When fullfillment improves direct purchase margins.
The benefit appears when the business reaches a point where process errors cost more than external fees. This usually happens earlier than owners expect. For some categories it starts around 30 to 50 orders a day, especially when imported stock arrives in uneven cycles or when one order often contains more than one SKU.
There is also a credibility effect. Marketplace buyers rarely care whether a seller imported the product personally, negotiated a good wholesale rate, or spent the night checking customs progress. They notice whether the box arrives on time, whether the quantity is right, and whether a return is handled without argument. Fulfillment creates value when it turns backend discipline into customer trust without forcing the owner to manually inspect every order.
A simple cause and result chain explains it well. Better inbound registration improves stock accuracy. Better stock accuracy reduces overselling. Lower overselling reduces cancellation and customer service load.
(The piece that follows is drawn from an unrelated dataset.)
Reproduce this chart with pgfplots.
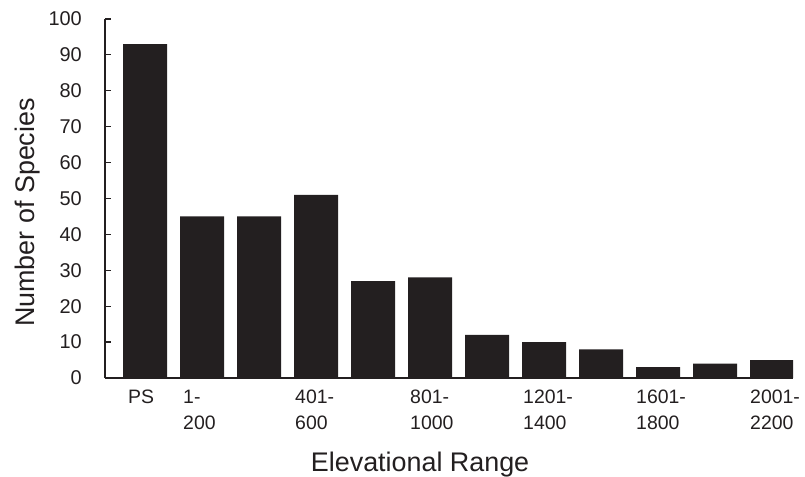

Lower service load gives the team room to handle purchasing, merchandising, and supplier negotiation with a clearer head.
The reverse chain also happens. Weak inbound checks create ghost inventory. Ghost inventory causes delayed notices and split shipments. Those delays increase customer complaints, which then consume the same staff who were supposed to replenish stock or update listings. A business can feel busy all week and still move backward.
This is why some sellers feel relief within one month of switching, while others feel disappointment. The winners usually changed process, data flow, and exception rules together. The disappointed ones often moved inventory to a warehouse but kept decision making, stock logic, and issue handling in the same informal style as before.
Who should adopt it, and who should wait.
Fullfillment helps most when the seller is past the hobby stage but not yet large enough to build a disciplined in house operation. Import based beauty sellers, curated food shops, niche gadget stores, and multi SKU lifestyle merchants often fit this middle zone. They need reliability more than they need warehouse ownership.
It is less convincing for a business with very low order volume, highly customized packing work on each order, or unstable product market fit. If a seller is still changing product direction every two weeks, the warehouse will not solve the underlying issue. In that case, paying for structure before demand settles can be premature.
The honest trade off is simple. Fullfillment can remove operational drag, but it also reduces the owner’s direct feel for day to day stock movement unless reporting is strong. A seller who benefits most is the one already losing time to repetitive shipping friction and willing to manage by process instead of by instinct.
A practical next step is to audit one week of orders before talking to any provider. Count how many minutes go into receiving, stock correction, picking, packing, customer messages, and return handling. If that number is uncomfortable once it is written down, the question is no longer whether fullfillment sounds useful. The question is whether staying manual still makes business sense.